Cate Le Bon - CYRK II EP
- Written by Russell Warfield
The logic behind the title CYRK II is simple enough: the EP is comprised of the five tracks recorded during the CYRK sessions which didn't end up on Cate Le Bon's ten track LP earlier this year. Good enough, considered in such a literal manner. But as an artistic reflection of the record, it makes a great deal less sense for CYRK II to effectively share a title with its parent album. With 'Cyrk' meaning 'circus' in Polish, the word encapsulated Cate's approach across the LP quite nicely – switching up from sloppy garage stomps, to clattering rhythms, to experimental patchworks of noise on a dime. CYRK II doesn't share this capacity for loose and carefree aural playfulness, but instead offers up a much more tightly focussed collection of tracks – darker and more melancholic, sure, but boasting a more assured shared identity, and ultimately delivering a more satisfying listening experience than its wilfully scatter-shot predecessor.
Stripped back to just voice and guitar in a solo-acoustic live context is when le Bon shines brightest, and so it's welcoming to hear 'What Is Worse' bloom into life with just a dirtily strummed electric backing up Cate's soft, Welsh vocal.
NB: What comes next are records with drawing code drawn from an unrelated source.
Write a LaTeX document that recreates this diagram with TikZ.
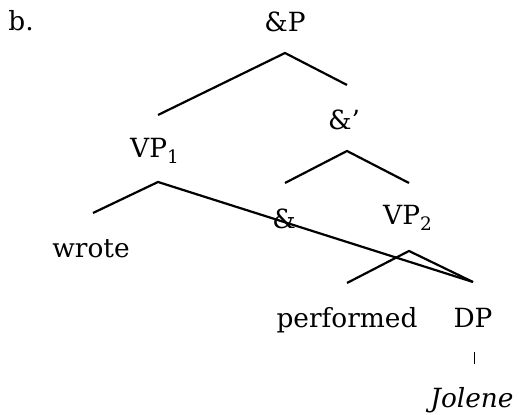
\documentclass[tikz,border=0pt]{standalone}
\usepackage{fontspec}
\setmainfont{DejaVu Serif}
\usepackage{tikz}

\begin{document}
\begin{tikzpicture}[x=0.5pt,y=0.5pt,
    lbl/.style={anchor=base,inner sep=0pt,font=\fontsize{13.2pt}{16pt}\selectfont},
    branch/.style={line width=1.1pt}]
  \useasboundingbox (0,0) rectangle (519,415);

  \node[lbl,anchor=base west] (ex) at (8,384) {b.};
  \node[lbl] (andP) at (285,383) {\&P};
  \node[lbl] (andbar) at (344,285) {\&’};
  \node[lbl] (vp1) at (155,257) {VP\textsubscript{1}};
  \node[lbl] (wrote) at (91,157) {wrote};
  \node[lbl] (and) at (284,186) {\&};
  \node[lbl] (vp2) at (408,190) {VP\textsubscript{2}};
  \node[lbl] (performed) at (347,87) {performed};
  \node[lbl] (dp) at (473,87) {DP};
  \node[lbl] (jolene) at (472,7) {\itshape Jolene};

  % fork points
  \coordinate (andP-top) at (285,362);
  \coordinate (andP-l) at (158,300);
  \coordinate (andP-r) at (347,330);
  \coordinate (andbar-top) at (347,264);
  \coordinate (andbar-l) at (285,232);
  \coordinate (andbar-r) at (409,232);
  \coordinate (vp1-top) at (158,233);
  \coordinate (vp1-l) at (93,202);
  \coordinate (vp2-top) at (409,164);
  \coordinate (vp2-l) at (347,132);
  \coordinate (dp-top) at (473,133);
  \coordinate (dp-bot) at (474,63);
  \coordinate (jolene-top) at (474,51);

  \draw[branch] (andP-l) -- (andP-top) -- (andP-r);
  \draw[branch] (andbar-l) -- (andbar-top) -- (andbar-r);
  \draw[branch] (vp1-l) -- (vp1-top) -- (dp-top);
  \draw[branch] (vp2-l) -- (vp2-top) -- (dp-top);
  \draw[line width=0.5pt] (dp-bot) -- (jolene-top);
\end{tikzpicture}
\end{document}
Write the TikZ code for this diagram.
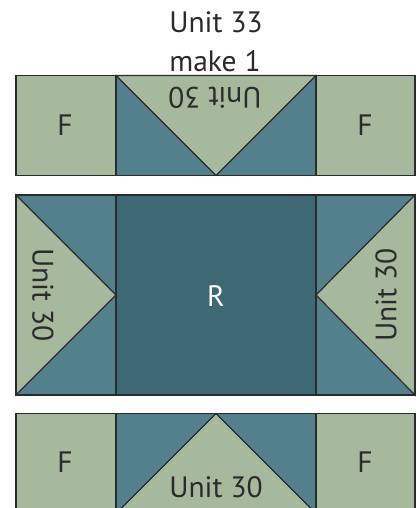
\documentclass[tikz,border=0pt]{standalone}
\usepackage{fontspec}
\setmainfont{PT Sans}
\definecolor{lg}{HTML}{A6B99C}
\definecolor{tl}{HTML}{52808C}
\definecolor{dt}{HTML}{3F6875}
\definecolor{ln}{HTML}{2B2B2B}
\tikzset{
  patch/.style={draw=ln, line width=1.2pt, line join=miter},
  lbl/.style={font=\fontsize{29.5}{31}\selectfont, text=ln, inner sep=0pt},
}
\begin{document}
\begin{tikzpicture}[x=1pt,y=-1pt]
\useasboundingbox (0,0) rectangle (419,508);
\begin{scope}
\clip (0,0) rectangle (419,508);
% top row
\fill[lg] (16,75.5) rectangle (116,175.5);
\fill[lg] (316,75.5) rectangle (415,175.5);
\fill[tl] (116,75.5) rectangle (316,175.5);
\filldraw[patch, fill=lg] (116,75.5) -- (316,75.5) -- (216,175.5) -- cycle;
\draw[patch] (16,75.5) rectangle (116,175.5);
\draw[patch] (116,75.5) rectangle (316,175.5);
\draw[patch] (316,75.5) rectangle (415,175.5);
% middle row
\fill[tl] (16,195) rectangle (116,395);
\fill[tl] (316,195) rectangle (415,395);
\fill[dt] (116,195) rectangle (316,395);
\filldraw[patch, fill=lg] (16,195) -- (116,295) -- (16,395) -- cycle;
\filldraw[patch, fill=lg] (415,195) -- (316,295) -- (415,395) -- cycle;
\draw[patch] (16,195) rectangle (116,395);
\draw[patch] (116,195) rectangle (316,395);
\draw[patch] (316,195) rectangle (415,395);
% bottom row
\fill[lg] (16,413.5) rectangle (116,513.5);
\fill[lg] (316,413.5) rectangle (415,513.5);
\fill[tl] (116,413.5) rectangle (316,513.5);
\filldraw[patch, fill=lg] (116,513.5) -- (216,413.5) -- (316,513.5) -- cycle;
\draw[patch] (16,413.5) rectangle (116,513.5);
\draw[patch] (116,413.5) rectangle (316,513.5);
\draw[patch] (316,413.5) rectangle (415,513.5);
\end{scope}
% labels
\node[lbl, anchor=base] (title1) at (216,33) {Unit 33};
\node[lbl, anchor=base] (title2) at (215,72) {make 1};
\node[lbl] (tf1) at (65,125) {F};
\node[lbl] (tf2) at (365,125) {F};
\node[lbl, rotate=180] (tu) at (215,98) {Unit 30};
\node[lbl, text=white] (r) at (216,296) {R};
\node[lbl, rotate=-90] (ml) at (43,295) {Unit 30};
\node[lbl, rotate=90] (mr) at (386,295) {Unit 30};
\node[lbl] (bf1) at (65,462) {F};
\node[lbl] (bf2) at (365,462) {F};
\node[lbl] (bu) at (216,487) {Unit 30};
\end{tikzpicture}
\end{document}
Pervading CYRK II is a far stronger less-is-more approach in comparison to the full album's kitchen sink approach to texture; tracks built around an organic core of strong songwriting, letting Cate's delivery breathe comfortably. That's not to say that this is any solo-acoustic recording mind you, but as these songs progress (these tracks being, on the whole, much longer than those found on CYRK, by the way – giving themselves the time to sultrily wander past the five minute mark with extended slo-mo solos and why-not codas), additional instrumentation sneaks in subtly, never distracting from Cate's guitar-and-voice performance. As a result, their impact is felt more strongly: the creak of rolling piano keys in 'That Moon' and the searing lead guitar of 'Seaside, Lowside' being among the finest moments of the EP, in spite of their smallness.
Beyond the more self-assured aural identity to this EP, though, there's also a unity to the lyricism and the overall tone which recommends itself in a way which CYRK failed to. To put it at its simplest: Cate is plainly sad on this recording. Lines like “Goodnight, goodbye. When he goes, I always cry – trickling from the corners of my eyes” and “It's more than I can handle that storms came from showers” are evident on every track on offer here. Across these five songs, aided by their shared, melancholic shuffle and dialled back, greyscale textures, there's a strong sense of being privy to an extended exploration of a particular sadness caught in snapshot – a feeling strengthened by the fact that the EP is bookended by songs which anchor the it in a specific time: “that was September, now I'm feeling the cold”, and “January’s coming back – I don't know if I'll be here for that”. Placed alongside the directness of the stripped back music, the effect is that of these songs playing out like a purposefully constructed suite, rather than as a jumble of cutting-floor sweepings.
While CYRK was a frequently enjoyable album with a host of fabulous ideas, it nevertheless came off a little uninvolved as it lurched from tone to tone across a selection of zig-zagging tracks. But by narrowing its sound and deepening its emotion, CYRK II progresses to being a consistently excellent EP – using Cate's unmistakable Celtic tones and fancy free guitar work to deliver music with a great deal more closeness and solemnity.